## What is being asked
Look at the data below and print exactly the lines from its first line through the line with "(signature) at (30,62)"; the pictures stay out of the copy.

## Material

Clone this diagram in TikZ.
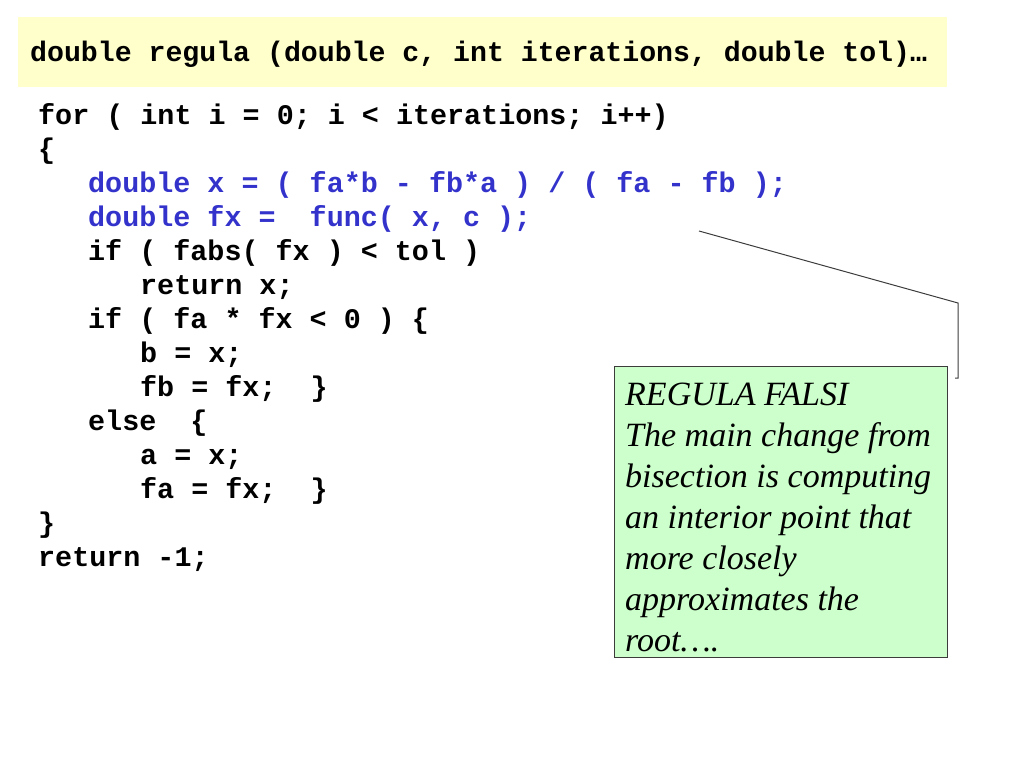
\documentclass[tikz,border=0pt]{standalone}
\usepackage{fontspec}
\setmainfont{Liberation Serif}
\setmonofont{Liberation Mono}
\usepackage{tikz}
\usetikzlibrary{positioning}

\definecolor{codeblue}{RGB}{51,51,204}
\definecolor{headyellow}{RGB}{255,255,204}
\definecolor{notegreen}{RGB}{204,255,204}
\definecolor{linegray}{RGB}{60,60,60}

\begin{document}
\begin{tikzpicture}[x=1pt,y=-1pt,
  code/.style={anchor=base west,inner sep=0pt,font=\fontsize{28.4}{34}\selectfont\ttfamily\bfseries},
  bluecode/.style={code,text=codeblue},
  headband/.style={anchor=north west,fill=headyellow,minimum width=929pt,minimum height=70pt,inner sep=0pt},
  notebox/.style={anchor=north west,draw=linegray,fill=notegreen,line width=1pt,minimum width=333pt,minimum height=291pt,inner sep=0pt},
  notetext/.style={anchor=north west,inner sep=0pt,align=left,font=\fontsize{34}{41}\selectfont\itshape},
  pointer/.style={draw=linegray,line width=1pt}]

  \useasboundingbox (0,0) rectangle (1024,768);

  % header
  \node[headband] (head) at (18,17) {};
  \node[code,font=\fontsize{28.2}{34}\selectfont\ttfamily\bfseries] (signature) at (30,62) {double regula (double c, int iterations, double tol)…};

  % loop body
  \node[code] (l1) at (38,124) {for ( int i = 0; i < iterations; i++)};
  \node[code] (l2) at (38,158) {\{};
  \node[bluecode] (l3) at (88,192) {double x = ( fa*b - fb*a ) / ( fa - fb );};
  \node[bluecode] (l4) at (88,226) {double fx =~~func( x, c );};
  \node[code] (l5) at (88,260) {if ( fabs( fx ) < tol )};
  \node[code] (l6) at (140,294) {return x;};
  \node[code] (l7) at (88,328) {if ( fa * fx < 0 ) \{};
  \node[code] (l8) at (140,362) {b = x;};
  \node[code] (l9) at (140,396) {fb = fx;~~\}};
  \node[code] (l10) at (88,430) {else~~\{};
  \node[code] (l11) at (140,464) {a = x;};
  \node[code] (l12) at (140,498) {fa = fx;~~\}};
  \node[code] (l13) at (38,532) {\}};
  \node[code] (l14) at (38,566) {return -1;};

  % callout
  \node[notebox] (note) at (614,366) {};
  \node[notetext, below right=17pt and 11pt of note.north west] (notetxt)
    {REGULA FALSI\\The main change from\\bisection is computing\\an interior point that\\more closely\\approximates the\\root….};

  \coordinate (tip) at (699,231);
  \coordinate (bend) at (958,303);
  \coordinate (hook) at (958,378);
  \coordinate (hookend) at (955,378);
  \draw[pointer] (tip) -- (bend) -- (hook) -- (hookend);

\end{tikzpicture}
\end{document}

## Result for this exercise
Clone this diagram in TikZ.
\documentclass[tikz,border=0pt]{standalone}
\usepackage{fontspec}
\setmainfont{Liberation Serif}
\setmonofont{Liberation Mono}
\usepackage{tikz}
\usetikzlibrary{positioning}

\definecolor{codeblue}{RGB}{51,51,204}
\definecolor{headyellow}{RGB}{255,255,204}
\definecolor{notegreen}{RGB}{204,255,204}
\definecolor{linegray}{RGB}{60,60,60}

\begin{document}
\begin{tikzpicture}[x=1pt,y=-1pt,
  code/.style={anchor=base west,inner sep=0pt,font=\fontsize{28.4}{34}\selectfont\ttfamily\bfseries},
  bluecode/.style={code,text=codeblue},
  headband/.style={anchor=north west,fill=headyellow,minimum width=929pt,minimum height=70pt,inner sep=0pt},
  notebox/.style={anchor=north west,draw=linegray,fill=notegreen,line width=1pt,minimum width=333pt,minimum height=291pt,inner sep=0pt},
  notetext/.style={anchor=north west,inner sep=0pt,align=left,font=\fontsize{34}{41}\selectfont\itshape},
  pointer/.style={draw=linegray,line width=1pt}]

  \useasboundingbox (0,0) rectangle (1024,768);

  % header
  \node[headband] (head) at (18,17) {};
  \node[code,font=\fontsize{28.2}{34}\selectfont\ttfamily\bfseries] (signature) at (30,62) {double regula (double c, int iterations, double tol)…};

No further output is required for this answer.